Dorise is still hiding in the forest and is afraid to return to the castle after attempting to assassinate Caliste. She disguises herself in the clothes of the deceased Géronte. Pymante arrives, but believes that Dorise is Géronte. He runs towards her as if to embrace her, but Dorise has the impression that he takes her to be Rosidor, as he stabs her non-fatally during their embrace. All the while believing the person before him in Géronte, Pymante agrees to hide him nearby in the forest. Pymante remarks that "Géronte" looks quite like Dorise and tells himself that either he will get rid of a witness to his crime, if it is Géronte, or he will be able to declare his love, if this is Dorise.

Act III

Rosidor and the King discuss, the King believes that Clitandre has betrayed him and that he is responsible for Rosidor's wounds. As Rosidor is the King's favorite, the King flys into a rage and condemns Clitandre to death that same day with no trial.

Pymante and Dorise are hiding and Dorise finally reveals her true identity. Despite Pymante's declarations of love, Dorise affirms that she is in love with Rosidor. Pymante becomes deeply jealous and decides to take Dorise captive and takes her by force into the cave.

Cléon and Lysarque discuss and they start to wonder if Clitandre is truly guilty. Cléon worries that an innocent man has been condemned to death.

Act IV

Pymante attempts to force himself on Dorise, who in response stabs one of his eyes out with a hairpin. Dorise escapes and hides. Pymante has a monologue wherein he declares that his love for Dorise has expired.

The Prince is out hunting and is unaware that Clitandre has been imprisoned and condemned. He is separated from his troops during a sudden storm. While walking, Dorise arrives on scene being chased by a sword-wielding Pymante. The Prince attempts to aide Dorise and Pymante starts to duel the Prince. Three Hunters arrive and speak with the Prince and the Prince finally realizes the true identities of Pymante and Dorise, who are still wearing their respective disguises. The Prince learns that Clitandre has been falsely accused and Cléon urges him to save his friend before it is too late.

Act V

The Prince arrives in time to confirm Clitandre's innocence and to ensure his release from prison.

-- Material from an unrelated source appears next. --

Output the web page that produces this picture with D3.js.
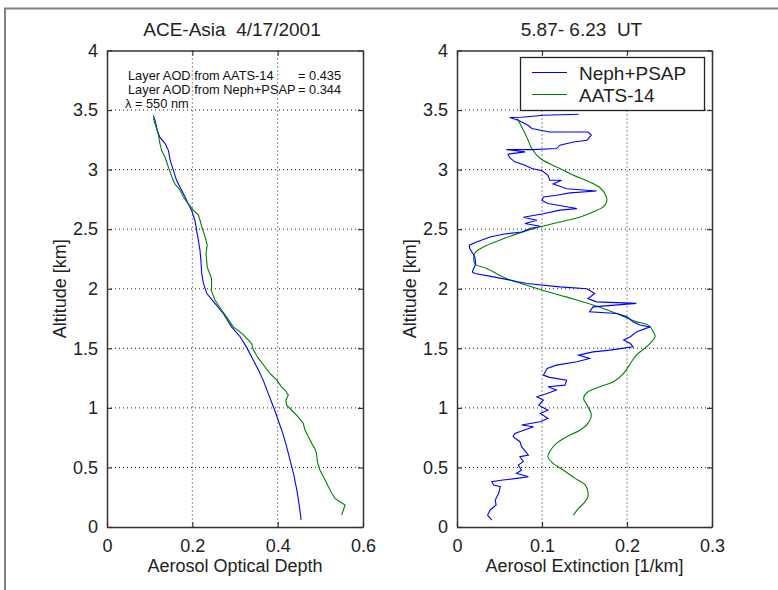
<!DOCTYPE html>
<html><head><meta charset="utf-8">
<script src="https://cdn.jsdelivr.net/npm/d3@7"></script>
<style>
body{margin:0;background:#fff;}
svg{display:block;font-family:"Liberation Sans",Arial,sans-serif;}
text{white-space:pre;}
</style></head><body>
<svg id="c" width="778" height="590"></svg>
<script>
// ---------- data ----------
const altTicks = [0, 0.5, 1, 1.5, 2, 2.5, 3, 3.5, 4];
const altTickLabels = ["0", "0.5", "1", "1.5", "2", "2.5", "3", "3.5", "4"];
const aodTicks = [0, 0.2, 0.4, 0.6];
const aodTickLabels = ["0", "0.2", "0.4", "0.6"];
const extTicks = [0, 0.1, 0.2, 0.3];
const extTickLabels = ["0", "0.1", "0.2", "0.3"];
const seriesNames = ["Neph+PSAP", "AATS-14"];
const leftTitle = "ACE-Asia  4/17/2001";
const rightTitle = "5.87- 6.23  UT";
const annotLabels = ["Layer AOD from AATS-14", "Layer AOD from Neph+PSAP", "\u03bb = 550 nm"];
const annotValues = ["= 0.435", "= 0.344", ""];

// Left panel: layer AOD profiles
const nephAodAlt = [0.06,0.17,0.31,0.45,0.562,0.674,0.786,0.898,1.01,1.12,1.233,1.317,1.40,1.51,1.597,1.68,1.79,1.877,1.96,2.045,2.13,2.24,2.32,2.41,2.49,2.575,2.66,2.715,2.77,2.855,2.91,3.0,3.08,3.16,3.22,3.27,3.33,3.415,3.456];
const nephAod = [0.455,0.451,0.445,0.437,0.429,0.421,0.412,0.401,0.39,0.378,0.366,0.355,0.343,0.327,0.312,0.292,0.273,0.253,0.234,0.226,0.222,0.22,0.218,0.214,0.21,0.206,0.198,0.19,0.183,0.171,0.163,0.155,0.148,0.144,0.136,0.124,0.118,0.1125,0.1086];
const aatsAodAlt = [0.1,0.143,0.185,0.212,0.24,0.283,0.338,0.394,0.478,0.548,0.618,0.66,0.702,0.758,0.814,0.87,0.925,0.98,1.023,1.065,1.107,1.15,1.177,1.233,1.29,1.345,1.415,1.485,1.54,1.57,1.625,1.68,1.764,1.82,1.905,1.99,2.016,2.087,2.18,2.296,2.366,2.435,2.52,2.575,2.62,2.66,2.715,2.77,2.83,2.88,2.94,3.02,3.106,3.16,3.22,3.30,3.387,3.43];
const aatsAod = [0.55,0.554,0.558,0.546,0.534,0.527,0.519,0.511,0.499,0.493,0.491,0.487,0.48,0.472,0.464,0.46,0.448,0.433,0.421,0.419,0.425,0.417,0.409,0.398,0.382,0.37,0.355,0.343,0.339,0.331,0.316,0.296,0.28,0.269,0.253,0.244,0.245,0.245,0.235,0.232,0.235,0.23,0.222,0.218,0.214,0.202,0.19,0.179,0.171,0.159,0.152,0.144,0.136,0.128,0.124,0.12,0.1125,0.1086];

// Right panel: extinction profiles
const nephExtAlt = [3.465,3.456,3.44,3.437,3.414,3.37,3.345,3.316,3.316,3.29,3.247,3.232,3.205,3.177,3.168,3.168,3.149,3.13,3.10,3.065,3.037,3.01,2.99,2.953,2.911,2.911,2.88,2.86,2.84,2.82,2.805,2.785,2.77,2.74,2.715,2.673,2.66,2.63,2.60,2.575,2.548,2.525,2.506,2.477,2.458,2.435,2.393,2.366,2.337,2.268,2.21,2.14,2.128,2.10,2.044,2.016,2.0,1.96,1.918,1.89,1.877,1.848,1.806,1.792,1.764,1.722,1.695,1.68,1.638,1.597,1.569,1.54,1.513,1.485,1.47,1.443,1.415,1.387,1.359,1.331,1.275,1.256,1.233,1.191,1.177,1.15,1.12,1.093,1.065,1.023,0.98,0.954,0.911,0.883,0.856,0.841,0.786,0.758,0.716,0.674,0.604,0.59,0.548,0.52,0.478,0.45,0.422,0.408,0.394,0.38,0.352,0.338,0.283,0.226,0.185,0.143,0.10,0.058];
const nephExt = [0.143,0.1016,0.076,0.062,0.072,0.084,0.088,0.109,0.154,0.158,0.153,0.137,0.121,0.117,0.09,0.058,0.08,0.06,0.062,0.068,0.08,0.088,0.1,0.107,0.109,0.123,0.113,0.121,0.129,0.164,0.133,0.117,0.1016,0.1,0.107,0.141,0.121,0.1016,0.078,0.094,0.08,0.098,0.086,0.076,0.054,0.039,0.023,0.0145,0.015,0.021,0.022,0.018,0.021,0.043,0.082,0.121,0.153,0.162,0.154,0.164,0.211,0.16,0.156,0.188,0.2,0.207,0.215,0.227,0.211,0.204,0.196,0.204,0.207,0.18,0.16,0.143,0.156,0.141,0.117,0.106,0.1016,0.109,0.129,0.127,0.107,0.117,0.106,0.094,0.1016,0.096,0.107,0.098,0.107,0.098,0.076,0.09,0.068,0.066,0.074,0.076,0.084,0.074,0.078,0.072,0.076,0.07,0.084,0.07,0.054,0.041,0.043,0.051,0.049,0.045,0.046,0.039,0.036,0.041];
const aatsExtAlt = [3.43,3.36,3.275,3.177,3.093,3.023,2.953,2.897,2.85,2.785,2.73,2.687,2.645,2.603,2.56,2.52,2.469,2.41,2.35,2.30,2.21,2.17,2.087,2.03,1.994,1.946,1.91,1.835,1.779,1.722,1.695,1.638,1.597,1.513,1.443,1.373,1.29,1.219,1.177,1.135,1.08,1.023,0.94,0.87,0.814,0.758,0.702,0.632,0.59,0.534,0.478,0.408,0.352,0.296,0.254,0.198,0.157,0.10];
const aatsExt = [0.071,0.076,0.082,0.088,0.098,0.117,0.137,0.156,0.168,0.175,0.176,0.172,0.160,0.145,0.121,0.098,0.074,0.051,0.031,0.021,0.021,0.035,0.058,0.082,0.098,0.121,0.139,0.172,0.192,0.211,0.225,0.231,0.233,0.223,0.211,0.204,0.196,0.184,0.168,0.154,0.149,0.153,0.158,0.154,0.145,0.129,0.117,0.109,0.107,0.113,0.125,0.139,0.151,0.154,0.154,0.149,0.143,0.137];

// ---------- drawing ----------
const svg = d3.select("#c");
const BLUE = "#0000ff", GREEN = "#008000", AX = "#333";
const FONT = 18;

// figure frame
svg.append("path").attr("d", "M5,590 V8.5 H778").attr("fill","none").attr("stroke","#808080").attr("stroke-width",2);

const yScale = d3.scaleLinear().domain([0, 4]).range([527, 50.5]);

function panel(x0, x1, xTicks, xLabels, xDomain, title, xTitle) {
  const x = d3.scaleLinear().domain(xDomain).range([x0, x1]);
  const g = svg.append("g");
  // grid
  const grid = g.append("g").attr("stroke", "#222").attr("stroke-width", 1).attr("stroke-dasharray", "1,3");
  xTicks.slice(1, -1).forEach(t => grid.append("line").attr("x1", x(t)).attr("x2", x(t)).attr("y1", yScale(4)).attr("y2", yScale(0)));
  altTicks.slice(1, -1).forEach(t => grid.append("line").attr("x1", x0).attr("x2", x1).attr("y1", yScale(t)).attr("y2", yScale(t)));
  // axes
  const axB = d3.axisBottom(x).tickValues(xTicks).tickFormat((d,i)=>xLabels[i]).tickSizeInner(-5).tickSizeOuter(0).tickPadding(12);
  const axT = d3.axisTop(x).tickValues(xTicks).tickFormat("").tickSizeInner(-5).tickSizeOuter(0);
  const axL = d3.axisLeft(yScale).tickValues(altTicks).tickFormat((d,i)=>altTickLabels[i]).tickSizeInner(-5).tickSizeOuter(0).tickPadding(9);
  const axR = d3.axisRight(yScale).tickValues(altTicks).tickFormat("").tickSizeInner(-5).tickSizeOuter(0);
  [[axB,`translate(0,${yScale(0)})`],[axT,`translate(0,${yScale(4)})`],[axL,`translate(${x0},0)`],[axR,`translate(${x1},0)`]].forEach(([a,t])=>{
    const ag = g.append("g").attr("transform", t).call(a);
    ag.select(".domain").attr("stroke", AX).attr("stroke-width", 1.5);
    ag.selectAll(".tick line").attr("stroke", AX).attr("stroke-width", 1.2);
    ag.selectAll(".tick text").attr("fill", "#222").style("font-size", FONT+"px").style("font-family", "inherit");
  });
  // titles
  g.append("text").attr("x", (x0+x1)/2 - 3).attr("y", 36).attr("text-anchor","middle").attr("fill","#222").style("font-size", (FONT+1)+"px").text(title);
  g.append("text").attr("x", (x0+x1)/2).attr("y", 572).attr("text-anchor","middle").attr("fill","#222").style("font-size", FONT+"px").text(xTitle);
  g.append("text").attr("transform", `translate(${x0-41},${(yScale(0)+yScale(4))/2}) rotate(-90)`).attr("text-anchor","middle").attr("fill","#222").style("font-size", FONT+"px").text("Altitude [km]");
  return {x, g};
}

function drawLine(g, x, xs, ys, color, curve) {
  const pts = xs.map((v,i)=>[v, ys[i]]);
  g.append("path").datum(pts).attr("fill","none").attr("stroke",color).attr("stroke-width",1.1)
    .attr("d", d3.line().x(d=>x(d[0])).y(d=>yScale(d[1])).curve(curve || d3.curveLinear));
}

const L = panel(107, 363, aodTicks, aodTickLabels, [0, 0.6], leftTitle, "Aerosol Optical Depth");
drawLine(L.g, L.x, nephAod, nephAodAlt, BLUE);
drawLine(L.g, L.x, aatsAod, aatsAodAlt, GREEN);
// annotation
annotLabels.forEach((t,i)=>{
  L.g.append("text").attr("x", i<2 ? 128 : 125).attr("y", 80 + i*14).attr("fill","#111").style("font-size","12.8px").text(t);
  if (annotValues[i]) L.g.append("text").attr("x", 298).attr("y", 80 + i*14).attr("fill","#111").style("font-size","12.8px").text(annotValues[i]);
});

const R = panel(457, 712, extTicks, extTickLabels, [0, 0.3], rightTitle, "Aerosol Extinction [1/km]");
drawLine(R.g, R.x, aatsExt, aatsExtAlt, GREEN, d3.curveCatmullRom);
drawLine(R.g, R.x, nephExt, nephExtAlt, BLUE);

// legend
const lg = R.g.append("g");
lg.append("rect").attr("x", 520.5).attr("y", 57.5).attr("width", 184).attr("height", 53).attr("fill","#fff").attr("stroke","#222").attr("stroke-width",1.3);
[BLUE, GREEN].forEach((c,i)=>{
  const yy = 72.5 + i*22;
  lg.append("line").attr("x1", 532).attr("x2", 567).attr("y1", yy).attr("y2", yy).attr("stroke", c).attr("stroke-width",1.2);
  lg.append("text").attr("x", 579).attr("y", yy+7).attr("fill","#222").style("font-size","19px").text(seriesNames[i]);
});
</script>
</body></html>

Clitandre expresses to the Prince that despite his former love for Caliste, he no longer wishes to marry her.

The King consents to the marriage of Caliste and Rosidor, and Pymante is sent before the Counsel to be judged for his crimes. The Prince and Caliste pardon Dorise for her actions, but Dorise worries her reputation is sullied due to Pymante abducting her. The play ends with the Prince proposing that Dorise marry Clitandre.

== Opinions of the play ==
In 1660, thirty years after the plays initial publication, Pierre Corneille added a preface in which he commented several aspects of Clitandre. He acknowledges that the monologues are "too long and too frequent" in the play but says that this was desirable at the time that the play was written. He also states that someone who only sees Clitandre performed once will have difficulties fully comprehending the plot.

Corneille recognizes that this play is of a different style than his other works, but he justifies this in saying that he took liberties in order to shock classic-style playwrights. He did not believe that the classical plays produced by the Ancient Greeks were examples of perfection, thus he sought to produce something new. He acknowledges that not all will like this new style.